L'anima e la cetra/27 - Torniamo dagli esili e usciamo dai lutti quando ritroviamo la nostra voce.
di Luigino Bruni
Pubblicato su Avvenire il 04/10/2020
"Per grande che possa essere il dolore di una perdita, subito si impone a noi il compito di evitare la perdita più irreparabile e decisiva: quella di noi stessi. Perciò nella morte della persona cara siamo perentoriamente chiamati a farci procuratori di morte di quella stessa morte".
Ernesto de Martino, Morte e pianto rituale nel mondo antico
Il Salmo 137, quello dell'esule, consegna un grande messaggio su come e perché riprendere in mano con animo nuovo le antiche cetre.
La nostra epoca è dentro una lunga eclisse dei luoghi, e quindi del senso della terra. Con il progressivo disincanto del mondo non abbiamo smesso solo di credere che la terra fosse piena di dèi, abbiamo anche dimenticato che i luoghi hanno un’anima, diversa ma non meno viva ed efficace di quella delle persone. Abbiamo inventato lo spazio, quello anonimo e razionale delle mappe, e così abbiamo disimparato a riconoscere i luoghi con le loro vocazioni uniche, i loro segni, con il loro destino. Nella Bibbia, Dio è una voce che parla nei luoghi. Dio non è u-topico, perché ha il suo luogo: un altare, un monte, un tempio. Luoghi che non catturano Dio (che resta libero dai nostri e dai suoi luoghi), ma conservano per sempre le stigmate del suo tocco. L’uomo biblico può essere nomade ed errante perché il suo territorio è marcato dalla presenza vera di Dio, e così anche se pellegrino non è mai spaesato. Il tempo e lo spazio sono spesso nemici; il luogo è invece amico del tempo, perché è lì – in quella comunità, in quella famiglia, in quella terra – dove le generazioni si trasmettono la vita. E i beni comuni non si distruggono se da spazio diventano luogo.

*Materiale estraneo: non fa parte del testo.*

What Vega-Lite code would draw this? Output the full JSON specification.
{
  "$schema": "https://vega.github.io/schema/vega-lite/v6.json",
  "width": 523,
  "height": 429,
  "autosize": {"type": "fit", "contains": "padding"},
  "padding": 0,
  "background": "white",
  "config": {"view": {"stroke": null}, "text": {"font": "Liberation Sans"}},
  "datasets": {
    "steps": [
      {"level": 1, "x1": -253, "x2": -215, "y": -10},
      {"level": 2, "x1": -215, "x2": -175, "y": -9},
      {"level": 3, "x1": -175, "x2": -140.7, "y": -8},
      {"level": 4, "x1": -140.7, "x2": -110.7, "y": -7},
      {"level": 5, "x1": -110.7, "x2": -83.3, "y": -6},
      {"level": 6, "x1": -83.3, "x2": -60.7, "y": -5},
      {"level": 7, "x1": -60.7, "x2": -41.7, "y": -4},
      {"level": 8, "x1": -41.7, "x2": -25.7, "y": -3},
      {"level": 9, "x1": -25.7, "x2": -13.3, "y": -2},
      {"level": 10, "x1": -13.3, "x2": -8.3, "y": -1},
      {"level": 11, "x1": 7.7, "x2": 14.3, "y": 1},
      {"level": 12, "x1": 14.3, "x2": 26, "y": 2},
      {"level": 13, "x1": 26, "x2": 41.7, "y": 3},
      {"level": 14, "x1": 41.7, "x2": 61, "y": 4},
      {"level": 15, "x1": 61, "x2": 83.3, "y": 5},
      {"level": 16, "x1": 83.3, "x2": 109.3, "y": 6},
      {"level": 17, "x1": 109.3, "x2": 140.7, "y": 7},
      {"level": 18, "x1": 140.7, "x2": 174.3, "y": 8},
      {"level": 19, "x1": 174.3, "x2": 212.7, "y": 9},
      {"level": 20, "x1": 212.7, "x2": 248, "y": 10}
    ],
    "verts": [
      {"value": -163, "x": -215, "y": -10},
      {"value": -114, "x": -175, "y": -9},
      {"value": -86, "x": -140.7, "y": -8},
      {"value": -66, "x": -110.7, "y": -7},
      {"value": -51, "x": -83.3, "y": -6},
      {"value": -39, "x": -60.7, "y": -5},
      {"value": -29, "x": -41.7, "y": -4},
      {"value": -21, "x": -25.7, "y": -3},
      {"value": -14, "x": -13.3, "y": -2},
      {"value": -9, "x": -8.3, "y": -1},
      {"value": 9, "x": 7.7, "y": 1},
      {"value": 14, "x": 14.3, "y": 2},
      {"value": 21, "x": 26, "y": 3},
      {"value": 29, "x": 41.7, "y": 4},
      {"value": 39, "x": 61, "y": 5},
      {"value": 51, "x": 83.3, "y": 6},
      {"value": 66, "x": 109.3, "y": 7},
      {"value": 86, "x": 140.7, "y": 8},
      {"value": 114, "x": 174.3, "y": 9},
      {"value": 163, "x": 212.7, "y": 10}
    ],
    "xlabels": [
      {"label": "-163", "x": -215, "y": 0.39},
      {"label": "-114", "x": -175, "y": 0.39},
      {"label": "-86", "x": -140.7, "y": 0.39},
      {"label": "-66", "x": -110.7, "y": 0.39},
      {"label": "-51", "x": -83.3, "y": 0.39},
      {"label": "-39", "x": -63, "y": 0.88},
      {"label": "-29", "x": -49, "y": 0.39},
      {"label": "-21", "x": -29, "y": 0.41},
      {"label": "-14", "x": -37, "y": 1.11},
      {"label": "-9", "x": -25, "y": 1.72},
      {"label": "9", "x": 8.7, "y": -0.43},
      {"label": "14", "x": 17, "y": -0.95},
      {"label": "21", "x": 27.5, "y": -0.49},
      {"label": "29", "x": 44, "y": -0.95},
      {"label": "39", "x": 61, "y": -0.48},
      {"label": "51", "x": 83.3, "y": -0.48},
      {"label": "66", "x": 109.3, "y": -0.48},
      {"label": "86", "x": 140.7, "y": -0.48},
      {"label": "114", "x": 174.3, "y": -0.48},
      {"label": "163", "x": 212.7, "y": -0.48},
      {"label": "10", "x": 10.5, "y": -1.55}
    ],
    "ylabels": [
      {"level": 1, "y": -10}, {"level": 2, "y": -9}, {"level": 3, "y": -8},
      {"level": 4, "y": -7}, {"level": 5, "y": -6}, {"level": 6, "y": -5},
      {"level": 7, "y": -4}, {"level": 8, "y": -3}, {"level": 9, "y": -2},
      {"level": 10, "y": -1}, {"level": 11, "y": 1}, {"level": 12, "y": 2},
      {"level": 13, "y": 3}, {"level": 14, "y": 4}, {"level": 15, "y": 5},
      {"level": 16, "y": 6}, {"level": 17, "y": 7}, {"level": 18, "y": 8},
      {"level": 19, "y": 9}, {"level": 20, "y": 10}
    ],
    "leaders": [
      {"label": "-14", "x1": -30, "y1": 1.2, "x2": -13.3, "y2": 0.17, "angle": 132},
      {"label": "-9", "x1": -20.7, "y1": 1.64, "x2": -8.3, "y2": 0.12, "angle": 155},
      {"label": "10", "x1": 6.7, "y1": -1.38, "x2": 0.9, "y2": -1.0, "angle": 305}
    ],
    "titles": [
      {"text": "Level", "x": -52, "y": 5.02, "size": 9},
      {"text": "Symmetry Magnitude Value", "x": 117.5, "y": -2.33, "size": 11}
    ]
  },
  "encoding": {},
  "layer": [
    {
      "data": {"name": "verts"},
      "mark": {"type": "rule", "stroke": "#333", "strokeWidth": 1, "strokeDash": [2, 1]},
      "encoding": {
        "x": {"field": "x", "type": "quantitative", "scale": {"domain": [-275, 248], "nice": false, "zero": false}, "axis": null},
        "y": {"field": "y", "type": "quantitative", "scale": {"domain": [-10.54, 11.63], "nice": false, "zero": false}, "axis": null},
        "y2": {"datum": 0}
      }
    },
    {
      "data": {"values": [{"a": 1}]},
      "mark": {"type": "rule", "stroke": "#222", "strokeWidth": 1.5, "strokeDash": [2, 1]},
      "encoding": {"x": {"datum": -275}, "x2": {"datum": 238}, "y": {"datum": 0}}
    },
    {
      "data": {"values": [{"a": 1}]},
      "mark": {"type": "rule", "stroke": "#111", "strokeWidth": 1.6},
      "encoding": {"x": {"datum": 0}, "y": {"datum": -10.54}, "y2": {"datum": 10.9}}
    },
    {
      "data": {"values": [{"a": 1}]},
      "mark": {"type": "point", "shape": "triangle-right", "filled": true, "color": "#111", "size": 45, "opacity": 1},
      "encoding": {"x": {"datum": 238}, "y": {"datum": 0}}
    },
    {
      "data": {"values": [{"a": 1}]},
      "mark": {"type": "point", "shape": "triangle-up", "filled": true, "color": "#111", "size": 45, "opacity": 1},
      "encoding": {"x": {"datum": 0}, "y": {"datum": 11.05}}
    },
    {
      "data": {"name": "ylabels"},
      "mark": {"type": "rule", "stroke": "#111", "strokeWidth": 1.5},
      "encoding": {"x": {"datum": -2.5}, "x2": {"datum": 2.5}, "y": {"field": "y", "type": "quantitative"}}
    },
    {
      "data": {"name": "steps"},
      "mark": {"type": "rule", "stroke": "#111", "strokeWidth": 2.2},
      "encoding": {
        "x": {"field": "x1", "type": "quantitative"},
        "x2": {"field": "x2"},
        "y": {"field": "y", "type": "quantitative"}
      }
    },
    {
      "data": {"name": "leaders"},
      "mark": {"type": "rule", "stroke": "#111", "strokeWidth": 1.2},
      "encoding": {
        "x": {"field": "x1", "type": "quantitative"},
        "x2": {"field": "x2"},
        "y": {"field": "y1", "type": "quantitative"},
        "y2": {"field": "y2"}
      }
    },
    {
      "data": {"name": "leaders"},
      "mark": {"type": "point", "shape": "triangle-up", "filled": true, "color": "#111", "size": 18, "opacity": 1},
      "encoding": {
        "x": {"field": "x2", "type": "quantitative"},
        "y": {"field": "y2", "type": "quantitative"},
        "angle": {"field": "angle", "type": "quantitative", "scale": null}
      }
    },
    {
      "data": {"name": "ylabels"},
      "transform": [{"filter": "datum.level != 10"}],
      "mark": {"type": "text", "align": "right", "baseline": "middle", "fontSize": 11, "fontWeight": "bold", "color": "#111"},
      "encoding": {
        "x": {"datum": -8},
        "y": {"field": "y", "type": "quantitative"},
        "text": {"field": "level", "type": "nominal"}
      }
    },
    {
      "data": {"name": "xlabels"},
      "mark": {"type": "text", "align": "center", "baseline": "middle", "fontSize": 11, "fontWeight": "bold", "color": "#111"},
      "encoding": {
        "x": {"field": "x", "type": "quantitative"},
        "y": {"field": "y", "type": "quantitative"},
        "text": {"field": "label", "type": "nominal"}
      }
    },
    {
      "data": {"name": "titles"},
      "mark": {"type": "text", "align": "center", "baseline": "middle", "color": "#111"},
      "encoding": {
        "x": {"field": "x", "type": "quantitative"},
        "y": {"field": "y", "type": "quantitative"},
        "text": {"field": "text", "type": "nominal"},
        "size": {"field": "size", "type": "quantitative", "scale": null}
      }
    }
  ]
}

Avendo dimenticato il linguaggio dei luoghi non capiamo cosa sia nella Bibbia l’esilio. Per capirne qualche dimensione dovremmo paragonarlo a una nostra esperienza estrema: il lutto. Perché sia nell’esilio babilonese sia nel lutto c’è la crisi della presenza. E come nei grandi lutti si fa l’esperienza dello sradicamento, ci si svuota di certezze e valori e rischiamo di passare anche noi con chi è passato, di morire con chi è morto, in quell’esilio babilonese la grande sfida fu quella di riuscire a non morire insieme alla patria, al tempio distrutto, alla terra promessa, al loro Dio sconfitto. Non stupisce allora che Ezechiele nel suo libro chiami con lo stesso nome - "la luce dei miei occhi" - la moglie morta e Gerusalemme distrutta.
L’elaborazione del lutto (operazione oggi difficilissima) è riuscire a non lasciar andar via del tutto dalla nostra vita la persona amata evitando però che il suo continuare a vivere in noi comporti l’inizio della nostra morte. L’elaborazione dell’esilio fu per Israele la grande impresa di non dimenticare Sion, ma neanche di ricordarla troppo e quindi morire insieme a essa: «Lungo i fiumi di Babilonia, là sedevamo e piangevamo ricordandoci di Sion. Ai salici di quella terra appendemmo le nostre cetre» (Salmo 137,1-2). È lo stupendo salmo dell’esule, forse l’elegia più bella della Bibbia. Il salmo che più di tutti ci racconta, in presa diretta, il processo spirituale ed etico collettivo con cui Israele tentò di dar senso alla sua tragedia più grande, per continuare a vivere.